• **Problem**: Transcribe each line of the records below exactly, excluding any embedded images.

• **Supplied material**:

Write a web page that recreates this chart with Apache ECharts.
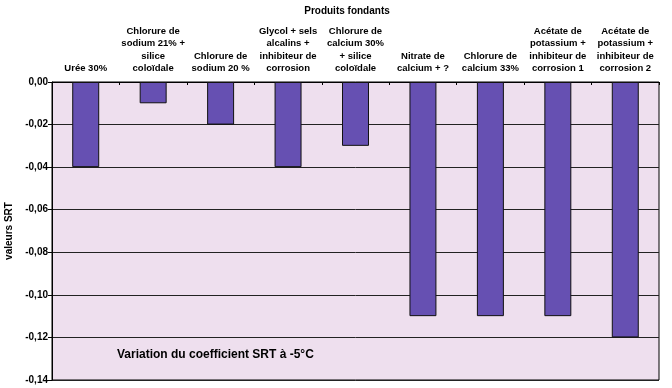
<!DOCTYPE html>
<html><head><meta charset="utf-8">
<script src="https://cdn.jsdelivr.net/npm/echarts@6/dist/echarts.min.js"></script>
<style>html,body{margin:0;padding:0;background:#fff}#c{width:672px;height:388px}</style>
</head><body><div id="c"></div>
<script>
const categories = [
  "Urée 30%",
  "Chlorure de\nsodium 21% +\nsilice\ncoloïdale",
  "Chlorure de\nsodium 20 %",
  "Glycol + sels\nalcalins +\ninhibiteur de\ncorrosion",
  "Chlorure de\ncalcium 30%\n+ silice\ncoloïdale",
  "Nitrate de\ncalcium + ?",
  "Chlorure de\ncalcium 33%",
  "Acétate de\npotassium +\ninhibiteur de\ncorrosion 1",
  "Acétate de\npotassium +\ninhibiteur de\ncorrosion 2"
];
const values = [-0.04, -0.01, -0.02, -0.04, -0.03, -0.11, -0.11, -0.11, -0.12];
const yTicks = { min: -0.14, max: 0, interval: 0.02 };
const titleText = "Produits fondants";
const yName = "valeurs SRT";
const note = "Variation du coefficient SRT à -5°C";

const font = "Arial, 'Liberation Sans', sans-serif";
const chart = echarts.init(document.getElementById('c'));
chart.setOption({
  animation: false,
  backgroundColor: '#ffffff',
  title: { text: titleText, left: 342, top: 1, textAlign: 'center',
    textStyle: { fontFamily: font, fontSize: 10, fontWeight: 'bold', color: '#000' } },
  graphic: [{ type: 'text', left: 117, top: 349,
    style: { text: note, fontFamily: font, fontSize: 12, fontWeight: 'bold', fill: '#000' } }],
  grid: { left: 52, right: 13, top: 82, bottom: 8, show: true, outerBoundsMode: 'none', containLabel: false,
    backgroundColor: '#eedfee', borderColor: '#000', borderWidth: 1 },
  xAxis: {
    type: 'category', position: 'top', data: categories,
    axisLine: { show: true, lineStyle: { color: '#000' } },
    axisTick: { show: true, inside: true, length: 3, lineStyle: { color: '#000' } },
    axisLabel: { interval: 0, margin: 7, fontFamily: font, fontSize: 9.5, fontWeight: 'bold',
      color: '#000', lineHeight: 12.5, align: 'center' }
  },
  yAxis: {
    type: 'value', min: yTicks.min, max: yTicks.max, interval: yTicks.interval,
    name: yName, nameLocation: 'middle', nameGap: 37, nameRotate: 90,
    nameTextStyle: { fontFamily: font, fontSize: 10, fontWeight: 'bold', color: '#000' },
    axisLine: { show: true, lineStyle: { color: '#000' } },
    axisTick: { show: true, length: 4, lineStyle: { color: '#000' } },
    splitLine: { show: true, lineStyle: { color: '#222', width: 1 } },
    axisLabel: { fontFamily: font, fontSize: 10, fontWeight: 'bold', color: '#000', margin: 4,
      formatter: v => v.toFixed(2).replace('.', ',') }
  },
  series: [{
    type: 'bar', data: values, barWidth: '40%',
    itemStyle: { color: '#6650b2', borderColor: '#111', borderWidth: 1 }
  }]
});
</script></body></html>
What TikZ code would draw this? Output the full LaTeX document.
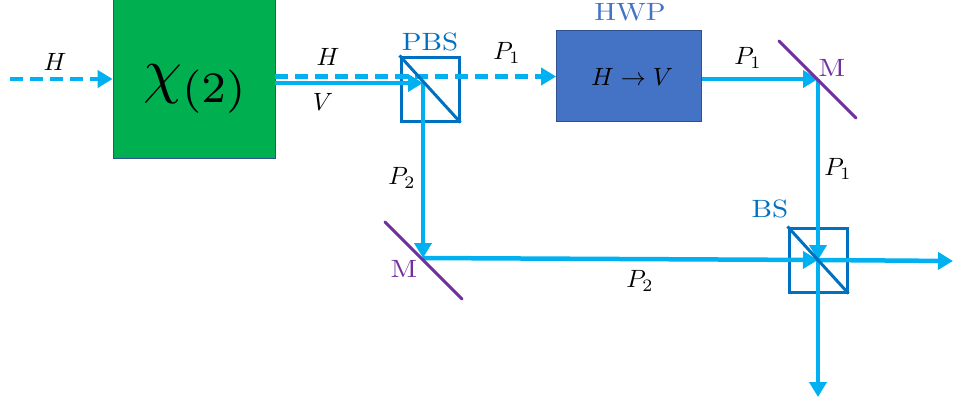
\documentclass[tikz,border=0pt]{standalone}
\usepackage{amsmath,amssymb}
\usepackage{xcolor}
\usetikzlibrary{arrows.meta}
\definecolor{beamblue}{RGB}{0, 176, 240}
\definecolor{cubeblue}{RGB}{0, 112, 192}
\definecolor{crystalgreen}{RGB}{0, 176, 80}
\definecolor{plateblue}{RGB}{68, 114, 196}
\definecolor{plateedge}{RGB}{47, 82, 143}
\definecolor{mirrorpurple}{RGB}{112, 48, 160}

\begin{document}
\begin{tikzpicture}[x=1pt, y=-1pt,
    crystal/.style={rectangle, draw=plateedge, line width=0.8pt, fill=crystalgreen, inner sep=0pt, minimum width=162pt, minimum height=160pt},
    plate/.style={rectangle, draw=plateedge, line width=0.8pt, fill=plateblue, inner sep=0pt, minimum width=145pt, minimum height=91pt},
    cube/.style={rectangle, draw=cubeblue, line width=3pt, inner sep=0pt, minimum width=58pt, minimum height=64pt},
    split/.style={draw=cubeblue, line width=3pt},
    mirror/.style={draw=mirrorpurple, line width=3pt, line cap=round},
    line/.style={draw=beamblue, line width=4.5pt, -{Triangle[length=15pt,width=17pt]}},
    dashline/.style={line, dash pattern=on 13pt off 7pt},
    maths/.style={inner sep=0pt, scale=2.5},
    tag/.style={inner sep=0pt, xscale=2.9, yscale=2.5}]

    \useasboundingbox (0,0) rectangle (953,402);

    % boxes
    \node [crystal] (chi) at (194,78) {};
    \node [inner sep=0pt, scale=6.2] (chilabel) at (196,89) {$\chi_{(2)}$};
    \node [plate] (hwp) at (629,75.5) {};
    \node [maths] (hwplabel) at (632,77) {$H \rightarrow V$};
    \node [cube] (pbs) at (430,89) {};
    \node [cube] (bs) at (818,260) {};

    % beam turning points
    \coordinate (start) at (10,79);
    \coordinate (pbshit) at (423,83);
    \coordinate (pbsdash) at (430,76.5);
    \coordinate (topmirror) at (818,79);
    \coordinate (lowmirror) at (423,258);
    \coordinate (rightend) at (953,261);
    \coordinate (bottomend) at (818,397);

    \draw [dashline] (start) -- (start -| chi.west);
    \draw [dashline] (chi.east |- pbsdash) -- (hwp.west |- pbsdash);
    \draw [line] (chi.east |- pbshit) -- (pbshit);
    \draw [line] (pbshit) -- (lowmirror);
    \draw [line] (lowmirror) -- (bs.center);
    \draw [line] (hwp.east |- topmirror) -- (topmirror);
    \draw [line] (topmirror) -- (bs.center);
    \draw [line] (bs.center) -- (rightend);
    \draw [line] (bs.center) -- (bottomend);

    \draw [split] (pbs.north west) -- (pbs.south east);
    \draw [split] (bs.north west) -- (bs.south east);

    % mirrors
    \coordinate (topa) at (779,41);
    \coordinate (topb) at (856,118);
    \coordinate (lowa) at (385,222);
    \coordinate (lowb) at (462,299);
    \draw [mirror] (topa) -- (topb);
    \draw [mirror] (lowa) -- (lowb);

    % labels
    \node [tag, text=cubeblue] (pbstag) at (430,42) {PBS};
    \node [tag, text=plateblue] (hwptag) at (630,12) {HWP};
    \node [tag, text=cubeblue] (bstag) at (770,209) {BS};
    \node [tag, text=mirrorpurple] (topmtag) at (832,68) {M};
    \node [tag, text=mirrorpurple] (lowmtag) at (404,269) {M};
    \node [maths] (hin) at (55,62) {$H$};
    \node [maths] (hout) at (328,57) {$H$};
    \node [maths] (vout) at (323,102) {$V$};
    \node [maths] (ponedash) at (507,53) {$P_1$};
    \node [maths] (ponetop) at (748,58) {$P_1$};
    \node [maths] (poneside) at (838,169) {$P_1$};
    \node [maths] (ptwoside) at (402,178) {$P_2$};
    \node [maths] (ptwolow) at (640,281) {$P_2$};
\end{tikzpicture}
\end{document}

• **The output**:
Write a web page that recreates this chart with Apache ECharts.
<!DOCTYPE html>
<html><head><meta charset="utf-8">
<script src="https://cdn.jsdelivr.net/npm/echarts@6/dist/echarts.min.js"></script>
<style>html,body{margin:0;padding:0;background:#fff}#c{width:672px;height:388px}</style>
</head><body><div id="c"></div>
<script>
const categories = [
  "Urée 30%",
  "Chlorure de\nsodium 21% +\nsilice\ncoloïdale",
  "Chlorure de\nsodium 20 %",
  "Glycol + sels\nalcalins +\ninhibiteur de\ncorrosion",
  "Chlorure de\ncalcium 30%\n+ silice\ncoloïdale",
  "Nitrate de\ncalcium + ?",
  "Chlorure de\ncalcium 33%",
  "Acétate de\npotassium +\ninhibiteur de\ncorrosion 1",
  "Acétate de\npotassium +\ninhibiteur de\ncorrosion 2"
];
const values = [-0.04, -0.01, -0.02, -0.04, -0.03, -0.11, -0.11, -0.11, -0.12];
const yTicks = { min: -0.14, max: 0, interval: 0.02 };
const titleText = "Produits fondants";
const yName = "valeurs SRT";
const note = "Variation du coefficient SRT à -5°C";

const font = "Arial, 'Liberation Sans', sans-serif";
const chart = echarts.init(document.getElementById('c'));
chart.setOption({
  animation: false,
  backgroundColor: '#ffffff',
  title: { text: titleText, left: 342, top: 1, textAlign: 'center',
    textStyle: { fontFamily: font, fontSize: 10, fontWeight: 'bold', color: '#000' } },
  graphic: [{ type: 'text', left: 117, top: 349,
    style: { text: note, fontFamily: font, fontSize: 12, fontWeight: 'bold', fill: '#000' } }],
  grid: { left: 52, right: 13, top: 82, bottom: 8, show: true, outerBoundsMode: 'none', containLabel: false,
    backgroundColor: '#eedfee', borderColor: '#000', borderWidth: 1 },
  xAxis: {
    type: 'category', position: 'top', data: categories,
    axisLine: { show: true, lineStyle: { color: '#000' } },
    axisTick: { show: true, inside: true, length: 3, lineStyle: { color: '#000' } },
    axisLabel: { interval: 0, margin: 7, fontFamily: font, fontSize: 9.5, fontWeight: 'bold',
      color: '#000', lineHeight: 12.5, align: 'center' }
  },
  yAxis: {
    type: 'value', min: yTicks.min, max: yTicks.max, interval: yTicks.interval,
    name: yName, nameLocation: 'middle', nameGap: 37, nameRotate: 90,
    nameTextStyle: { fontFamily: font, fontSize: 10, fontWeight: 'bold', color: '#000' },
    axisLine: { show: true, lineStyle: { color: '#000' } },
    axisTick: { show: true, length: 4, lineStyle: { color: '#000' } },
    splitLine: { show: true, lineStyle: { color: '#222', width: 1 } },
    axisLabel: { fontFamily: font, fontSize: 10, fontWeight: 'bold', color: '#000', margin: 4,
      formatter: v => v.toFixed(2).replace('.', ',') }
  },
  series: [{
    type: 'bar', data: values, barWidth: '40%',
    itemStyle: { color: '#6650b2', borderColor: '#111', borderWidth: 1 }
  }]
});
</script></body></html>
What TikZ code would draw this? Output the full LaTeX document.
\documentclass[tikz,border=0pt]{standalone}
\usepackage{amsmath,amssymb}
\usepackage{xcolor}
\usetikzlibrary{arrows.meta}
\definecolor{beamblue}{RGB}{0, 176, 240}
\definecolor{cubeblue}{RGB}{0, 112, 192}
\definecolor{crystalgreen}{RGB}{0, 176, 80}
\definecolor{plateblue}{RGB}{68, 114, 196}
\definecolor{plateedge}{RGB}{47, 82, 143}
\definecolor{mirrorpurple}{RGB}{112, 48, 160}

\begin{document}
\begin{tikzpicture}[x=1pt, y=-1pt,
    crystal/.style={rectangle, draw=plateedge, line width=0.8pt, fill=crystalgreen, inner sep=0pt, minimum width=162pt, minimum height=160pt},
    plate/.style={rectangle, draw=plateedge, line width=0.8pt, fill=plateblue, inner sep=0pt, minimum width=145pt, minimum height=91pt},
    cube/.style={rectangle, draw=cubeblue, line width=3pt, inner sep=0pt, minimum width=58pt, minimum height=64pt},
    split/.style={draw=cubeblue, line width=3pt},
    mirror/.style={draw=mirrorpurple, line width=3pt, line cap=round},
    line/.style={draw=beamblue, line width=4.5pt, -{Triangle[length=15pt,width=17pt]}},
    dashline/.style={line, dash pattern=on 13pt off 7pt},
    maths/.style={inner sep=0pt, scale=2.5},
    tag/.style={inner sep=0pt, xscale=2.9, yscale=2.5}]

    \useasboundingbox (0,0) rectangle (953,402);

    % boxes
    \node [crystal] (chi) at (194,78) {};
    \node [inner sep=0pt, scale=6.2] (chilabel) at (196,89) {$\chi_{(2)}$};
    \node [plate] (hwp) at (629,75.5) {};
    \node [maths] (hwplabel) at (632,77) {$H \rightarrow V$};
    \node [cube] (pbs) at (430,89) {};
    \node [cube] (bs) at (818,260) {};

    % beam turning points
    \coordinate (start) at (10,79);
    \coordinate (pbshit) at (423,83);
    \coordinate (pbsdash) at (430,76.5);
    \coordinate (topmirror) at (818,79);
    \coordinate (lowmirror) at (423,258);
    \coordinate (rightend) at (953,261);
    \coordinate (bottomend) at (818,397);

    \draw [dashline] (start) -- (start -| chi.west);
    \draw [dashline] (chi.east |- pbsdash) -- (hwp.west |- pbsdash);
    \draw [line] (chi.east |- pbshit) -- (pbshit);
    \draw [line] (pbshit) -- (lowmirror);
    \draw [line] (lowmirror) -- (bs.center);
    \draw [line] (hwp.east |- topmirror) -- (topmirror);
    \draw [line] (topmirror) -- (bs.center);
    \draw [line] (bs.center) -- (rightend);
    \draw [line] (bs.center) -- (bottomend);

    \draw [split] (pbs.north west) -- (pbs.south east);
    \draw [split] (bs.north west) -- (bs.south east);

    % mirrors
    \coordinate (topa) at (779,41);
    \coordinate (topb) at (856,118);
    \coordinate (lowa) at (385,222);
    \coordinate (lowb) at (462,299);
    \draw [mirror] (topa) -- (topb);
    \draw [mirror] (lowa) -- (lowb);

    % labels
    \node [tag, text=cubeblue] (pbstag) at (430,42) {PBS};
    \node [tag, text=plateblue] (hwptag) at (630,12) {HWP};
    \node [tag, text=cubeblue] (bstag) at (770,209) {BS};
    \node [tag, text=mirrorpurple] (topmtag) at (832,68) {M};
    \node [tag, text=mirrorpurple] (lowmtag) at (404,269) {M};
    \node [maths] (hin) at (55,62) {$H$};
    \node [maths] (hout) at (328,57) {$H$};
    \node [maths] (vout) at (323,102) {$V$};
    \node [maths] (ponedash) at (507,53) {$P_1$};
    \node [maths] (ponetop) at (748,58) {$P_1$};
    \node [maths] (poneside) at (838,169) {$P_1$};
    \node [maths] (ptwoside) at (402,178) {$P_2$};
    \node [maths] (ptwolow) at (640,281) {$P_2$};
\end{tikzpicture}
\end{document}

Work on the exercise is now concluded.